▶ Goal of the exercise
Beginning with the first line, set down every line through the one containing "const kaoliniteBoundary = [[1.53, 268], [254, 268]];", exactly as it appears, but not the pictures.

▶ Records to process
□ □ □ □ □

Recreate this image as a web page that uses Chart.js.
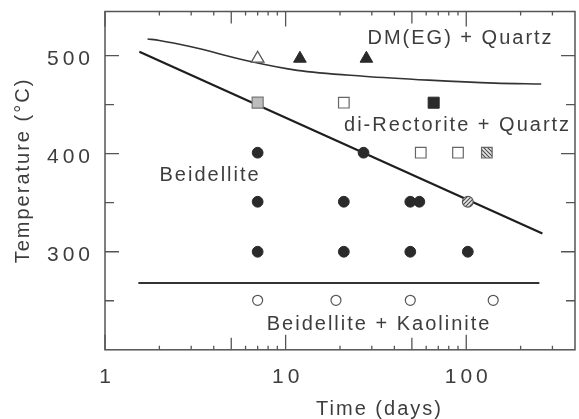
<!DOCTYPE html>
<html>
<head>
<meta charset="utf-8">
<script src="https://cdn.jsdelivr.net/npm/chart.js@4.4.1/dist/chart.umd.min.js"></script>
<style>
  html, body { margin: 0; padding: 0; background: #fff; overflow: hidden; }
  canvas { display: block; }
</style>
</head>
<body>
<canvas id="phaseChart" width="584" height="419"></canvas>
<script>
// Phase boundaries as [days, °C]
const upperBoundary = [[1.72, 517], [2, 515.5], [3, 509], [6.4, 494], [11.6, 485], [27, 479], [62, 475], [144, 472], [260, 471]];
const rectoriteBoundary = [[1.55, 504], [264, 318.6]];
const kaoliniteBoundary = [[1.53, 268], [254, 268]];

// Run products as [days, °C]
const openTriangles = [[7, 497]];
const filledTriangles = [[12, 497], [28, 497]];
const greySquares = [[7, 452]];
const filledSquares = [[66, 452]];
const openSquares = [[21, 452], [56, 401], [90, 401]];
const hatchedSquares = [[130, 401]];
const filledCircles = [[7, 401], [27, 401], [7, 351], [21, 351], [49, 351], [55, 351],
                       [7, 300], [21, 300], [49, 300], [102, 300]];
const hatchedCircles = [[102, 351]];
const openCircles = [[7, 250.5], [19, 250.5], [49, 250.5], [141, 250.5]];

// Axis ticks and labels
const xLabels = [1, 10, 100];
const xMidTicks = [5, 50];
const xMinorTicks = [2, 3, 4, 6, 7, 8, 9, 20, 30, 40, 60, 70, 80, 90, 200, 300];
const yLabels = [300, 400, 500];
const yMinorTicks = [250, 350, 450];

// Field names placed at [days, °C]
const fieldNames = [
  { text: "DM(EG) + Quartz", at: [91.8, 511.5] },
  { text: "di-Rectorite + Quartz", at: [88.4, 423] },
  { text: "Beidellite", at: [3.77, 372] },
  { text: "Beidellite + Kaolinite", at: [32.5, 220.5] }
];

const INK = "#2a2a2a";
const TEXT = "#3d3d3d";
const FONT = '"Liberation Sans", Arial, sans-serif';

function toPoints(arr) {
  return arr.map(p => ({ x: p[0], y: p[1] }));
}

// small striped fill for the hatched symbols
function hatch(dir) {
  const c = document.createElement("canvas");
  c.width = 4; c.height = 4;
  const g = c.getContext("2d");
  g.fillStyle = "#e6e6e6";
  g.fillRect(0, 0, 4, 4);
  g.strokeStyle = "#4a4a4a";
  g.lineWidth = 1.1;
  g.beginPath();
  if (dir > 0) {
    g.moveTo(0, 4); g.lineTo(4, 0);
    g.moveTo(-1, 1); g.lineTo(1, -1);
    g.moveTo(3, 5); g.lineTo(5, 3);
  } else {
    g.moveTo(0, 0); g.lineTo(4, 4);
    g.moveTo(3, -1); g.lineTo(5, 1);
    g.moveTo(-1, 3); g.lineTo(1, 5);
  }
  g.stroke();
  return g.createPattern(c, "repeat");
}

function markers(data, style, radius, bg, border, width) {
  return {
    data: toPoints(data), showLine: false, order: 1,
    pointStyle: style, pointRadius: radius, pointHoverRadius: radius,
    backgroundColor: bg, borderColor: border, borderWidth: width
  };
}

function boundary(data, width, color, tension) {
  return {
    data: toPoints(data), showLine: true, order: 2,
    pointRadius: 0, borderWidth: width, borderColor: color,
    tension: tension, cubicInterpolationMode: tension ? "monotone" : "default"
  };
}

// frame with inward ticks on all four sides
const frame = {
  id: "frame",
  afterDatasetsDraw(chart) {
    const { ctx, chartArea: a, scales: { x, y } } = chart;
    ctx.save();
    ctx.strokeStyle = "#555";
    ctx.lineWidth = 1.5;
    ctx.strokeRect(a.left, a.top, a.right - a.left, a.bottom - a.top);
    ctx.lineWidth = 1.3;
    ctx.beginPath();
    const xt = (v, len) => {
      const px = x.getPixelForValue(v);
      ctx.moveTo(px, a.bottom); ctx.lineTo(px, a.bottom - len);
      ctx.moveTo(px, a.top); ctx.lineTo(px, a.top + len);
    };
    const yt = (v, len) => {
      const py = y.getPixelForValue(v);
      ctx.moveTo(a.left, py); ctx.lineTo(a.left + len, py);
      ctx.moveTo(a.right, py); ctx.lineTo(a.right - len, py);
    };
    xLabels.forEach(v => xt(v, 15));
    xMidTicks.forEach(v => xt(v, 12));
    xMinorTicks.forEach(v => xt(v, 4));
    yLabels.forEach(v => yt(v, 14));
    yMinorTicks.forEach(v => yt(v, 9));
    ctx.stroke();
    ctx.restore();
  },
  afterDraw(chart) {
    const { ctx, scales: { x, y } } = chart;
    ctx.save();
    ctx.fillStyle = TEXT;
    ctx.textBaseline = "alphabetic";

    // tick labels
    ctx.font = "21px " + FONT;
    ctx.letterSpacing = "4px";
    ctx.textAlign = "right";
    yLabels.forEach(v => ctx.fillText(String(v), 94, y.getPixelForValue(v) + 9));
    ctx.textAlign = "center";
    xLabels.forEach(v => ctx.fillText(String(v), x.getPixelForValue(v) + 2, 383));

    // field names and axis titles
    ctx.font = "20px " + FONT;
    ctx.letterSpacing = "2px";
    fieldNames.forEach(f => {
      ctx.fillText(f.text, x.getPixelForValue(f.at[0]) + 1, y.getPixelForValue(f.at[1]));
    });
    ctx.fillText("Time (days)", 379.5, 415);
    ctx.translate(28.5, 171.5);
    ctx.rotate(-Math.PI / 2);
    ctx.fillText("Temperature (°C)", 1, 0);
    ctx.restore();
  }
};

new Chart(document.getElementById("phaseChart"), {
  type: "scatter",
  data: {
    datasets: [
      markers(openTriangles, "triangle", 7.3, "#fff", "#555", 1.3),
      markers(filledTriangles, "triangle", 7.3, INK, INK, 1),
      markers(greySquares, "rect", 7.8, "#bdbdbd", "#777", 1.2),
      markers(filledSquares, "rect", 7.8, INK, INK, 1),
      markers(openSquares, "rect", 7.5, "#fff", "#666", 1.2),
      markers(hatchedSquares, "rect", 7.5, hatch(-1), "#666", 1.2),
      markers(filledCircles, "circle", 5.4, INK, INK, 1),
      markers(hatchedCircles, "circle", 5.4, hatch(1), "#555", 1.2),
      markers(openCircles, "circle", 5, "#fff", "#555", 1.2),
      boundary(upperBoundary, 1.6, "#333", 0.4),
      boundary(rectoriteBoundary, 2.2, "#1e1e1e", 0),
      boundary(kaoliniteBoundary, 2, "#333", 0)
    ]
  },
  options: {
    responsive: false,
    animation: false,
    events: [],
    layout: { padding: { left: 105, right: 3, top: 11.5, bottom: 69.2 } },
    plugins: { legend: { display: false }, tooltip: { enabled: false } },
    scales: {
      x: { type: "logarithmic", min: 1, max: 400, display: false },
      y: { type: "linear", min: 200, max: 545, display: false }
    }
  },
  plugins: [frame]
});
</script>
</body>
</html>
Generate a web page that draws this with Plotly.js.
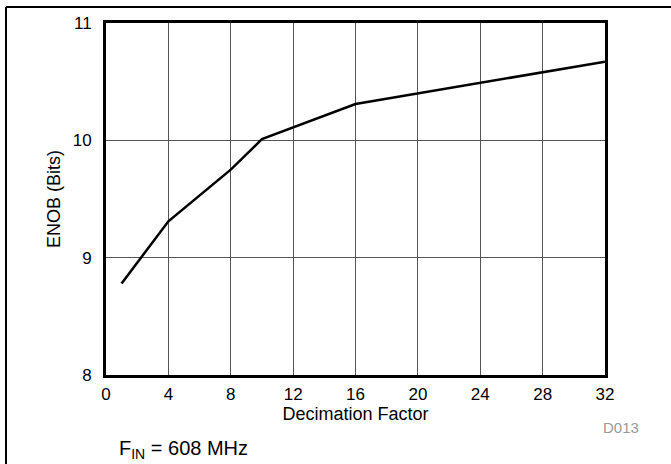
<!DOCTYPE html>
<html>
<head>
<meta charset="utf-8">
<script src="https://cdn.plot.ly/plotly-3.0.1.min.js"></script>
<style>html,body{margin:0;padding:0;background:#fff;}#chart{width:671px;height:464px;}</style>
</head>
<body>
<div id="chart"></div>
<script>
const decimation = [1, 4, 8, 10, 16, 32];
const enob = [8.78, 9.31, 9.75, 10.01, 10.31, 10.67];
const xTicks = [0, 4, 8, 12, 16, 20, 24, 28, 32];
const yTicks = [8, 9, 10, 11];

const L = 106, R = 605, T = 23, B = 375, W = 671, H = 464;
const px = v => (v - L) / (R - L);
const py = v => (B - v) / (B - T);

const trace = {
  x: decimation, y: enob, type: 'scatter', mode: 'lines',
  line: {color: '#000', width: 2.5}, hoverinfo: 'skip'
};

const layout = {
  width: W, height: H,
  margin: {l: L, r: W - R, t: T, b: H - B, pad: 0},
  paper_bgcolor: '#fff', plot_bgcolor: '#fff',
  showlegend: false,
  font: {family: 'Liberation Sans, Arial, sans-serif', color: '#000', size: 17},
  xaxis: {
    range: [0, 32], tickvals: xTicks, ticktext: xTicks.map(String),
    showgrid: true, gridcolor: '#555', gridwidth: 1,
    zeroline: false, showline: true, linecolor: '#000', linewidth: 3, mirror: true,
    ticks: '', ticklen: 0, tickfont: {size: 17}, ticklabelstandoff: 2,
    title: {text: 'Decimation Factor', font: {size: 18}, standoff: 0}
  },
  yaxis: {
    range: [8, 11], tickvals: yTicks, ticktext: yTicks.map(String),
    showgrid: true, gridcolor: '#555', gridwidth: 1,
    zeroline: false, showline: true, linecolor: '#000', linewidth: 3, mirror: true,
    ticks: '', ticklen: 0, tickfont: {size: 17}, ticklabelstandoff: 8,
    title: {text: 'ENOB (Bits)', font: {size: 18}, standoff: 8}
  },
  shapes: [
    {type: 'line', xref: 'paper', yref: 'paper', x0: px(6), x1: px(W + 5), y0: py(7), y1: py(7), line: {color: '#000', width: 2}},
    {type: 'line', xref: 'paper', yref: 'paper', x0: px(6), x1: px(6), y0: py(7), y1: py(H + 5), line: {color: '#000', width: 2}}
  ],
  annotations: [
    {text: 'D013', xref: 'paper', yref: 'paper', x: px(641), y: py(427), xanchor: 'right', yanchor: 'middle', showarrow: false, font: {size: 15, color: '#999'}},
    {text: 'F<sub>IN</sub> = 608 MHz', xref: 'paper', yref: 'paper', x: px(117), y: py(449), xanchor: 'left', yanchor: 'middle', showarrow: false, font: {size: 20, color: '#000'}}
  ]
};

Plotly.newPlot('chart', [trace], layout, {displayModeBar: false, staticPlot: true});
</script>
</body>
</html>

□ □ □ □ □

▶ Written response
Recreate this image as a web page that uses Chart.js.
<!DOCTYPE html>
<html>
<head>
<meta charset="utf-8">
<script src="https://cdn.jsdelivr.net/npm/chart.js@4.4.1/dist/chart.umd.min.js"></script>
<style>
  html, body { margin: 0; padding: 0; background: #fff; overflow: hidden; }
  canvas { display: block; }
</style>
</head>
<body>
<canvas id="phaseChart" width="584" height="419"></canvas>
<script>
// Phase boundaries as [days, °C]
const upperBoundary = [[1.72, 517], [2, 515.5], [3, 509], [6.4, 494], [11.6, 485], [27, 479], [62, 475], [144, 472], [260, 471]];
const rectoriteBoundary = [[1.55, 504], [264, 318.6]];
const kaoliniteBoundary = [[1.53, 268], [254, 268]];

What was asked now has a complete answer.